**TASK PROMPT:** Set down all of the data that follows word for word, without the images.

**INFORMATION SUPPLIED:**
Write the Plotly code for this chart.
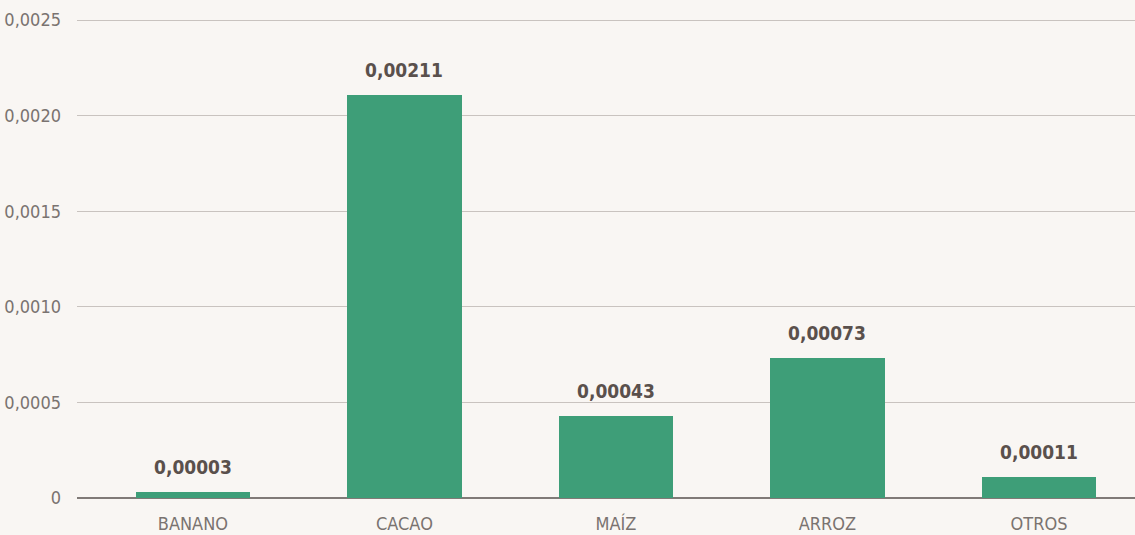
import plotly.graph_objects as go

categories = ["BANANO", "CACAO", "MAÍZ", "ARROZ", "OTROS"]
values = [0.00003, 0.00211, 0.00043, 0.00073, 0.00011]
y_ticks = [0, 0.0005, 0.0010, 0.0015, 0.0020, 0.0025]
y_tick_labels = ["0", "0,0005", "0,0010", "0,0015", "0,0020", "0,0025"]

FONT = "DejaVu Sans Condensed"
BG = "#f9f6f3"
BAR = "#3e9e78"

fig = go.Figure()
fig.add_trace(go.Bar(
    x=list(range(len(categories))),
    y=values,
    width=0.54,
    marker=dict(color=BAR, line=dict(width=0)),
    hoverinfo="skip",
))

for i, v in enumerate(values):
    fig.add_annotation(
        x=i, y=v, text=f"<b>{v:.5f}</b>".replace(".", ","),
        showarrow=False, yanchor="bottom", yshift=12,
        font=dict(family=FONT, size=19, color="#5a504c"),
    )

fig.update_layout(
    width=1135, height=535,
    margin=dict(l=77, r=0, t=16, b=37),
    paper_bgcolor=BG, plot_bgcolor=BG,
    showlegend=False,
    bargap=0,
    xaxis=dict(
        range=[-0.548, 4.454],
        tickvals=list(range(len(categories))),
        ticktext=categories,
        showgrid=False, zeroline=False, showline=False,
        ticks="", ticklabelstandoff=13,
        tickfont=dict(family=FONT, size=18, color="#7a7370"),
    ),
    yaxis=dict(
        range=[0, 0.0025209],
        tickvals=y_ticks, ticktext=y_tick_labels,
        showgrid=True, gridcolor="#c9c3bf", gridwidth=1,
        zeroline=True, zerolinecolor="#807a77", zerolinewidth=2,
        showline=False, ticks="", ticklabelstandoff=15,
        tickfont=dict(family=FONT, size=18, color="#7a7370"),
    ),
)

fig.write_html("out.html")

**FINAL ANSWER:**
Write the Plotly code for this chart.
import plotly.graph_objects as go

categories = ["BANANO", "CACAO", "MAÍZ", "ARROZ", "OTROS"]
values = [0.00003, 0.00211, 0.00043, 0.00073, 0.00011]
y_ticks = [0, 0.0005, 0.0010, 0.0015, 0.0020, 0.0025]
y_tick_labels = ["0", "0,0005", "0,0010", "0,0015", "0,0020", "0,0025"]

FONT = "DejaVu Sans Condensed"
BG = "#f9f6f3"
BAR = "#3e9e78"

fig = go.Figure()
fig.add_trace(go.Bar(
    x=list(range(len(categories))),
    y=values,
    width=0.54,
    marker=dict(color=BAR, line=dict(width=0)),
    hoverinfo="skip",
))

for i, v in enumerate(values):
    fig.add_annotation(
        x=i, y=v, text=f"<b>{v:.5f}</b>".replace(".", ","),
        showarrow=False, yanchor="bottom", yshift=12,
        font=dict(family=FONT, size=19, color="#5a504c"),
    )

fig.update_layout(
    width=1135, height=535,
    margin=dict(l=77, r=0, t=16, b=37),
    paper_bgcolor=BG, plot_bgcolor=BG,
    showlegend=False,
    bargap=0,
    xaxis=dict(
        range=[-0.548, 4.454],
        tickvals=list(range(len(categories))),
        ticktext=categories,
        showgrid=False, zeroline=False, showline=False,
        ticks="", ticklabelstandoff=13,
        tickfont=dict(family=FONT, size=18, color="#7a7370"),
    ),
    yaxis=dict(
        range=[0, 0.0025209],
        tickvals=y_ticks, ticktext=y_tick_labels,
        showgrid=True, gridcolor="#c9c3bf", gridwidth=1,
        zeroline=True, zerolinecolor="#807a77", zerolinewidth=2,
        showline=False, ticks="", ticklabelstandoff=15,
        tickfont=dict(family=FONT, size=18, color="#7a7370"),
    ),
)

fig.write_html("out.html")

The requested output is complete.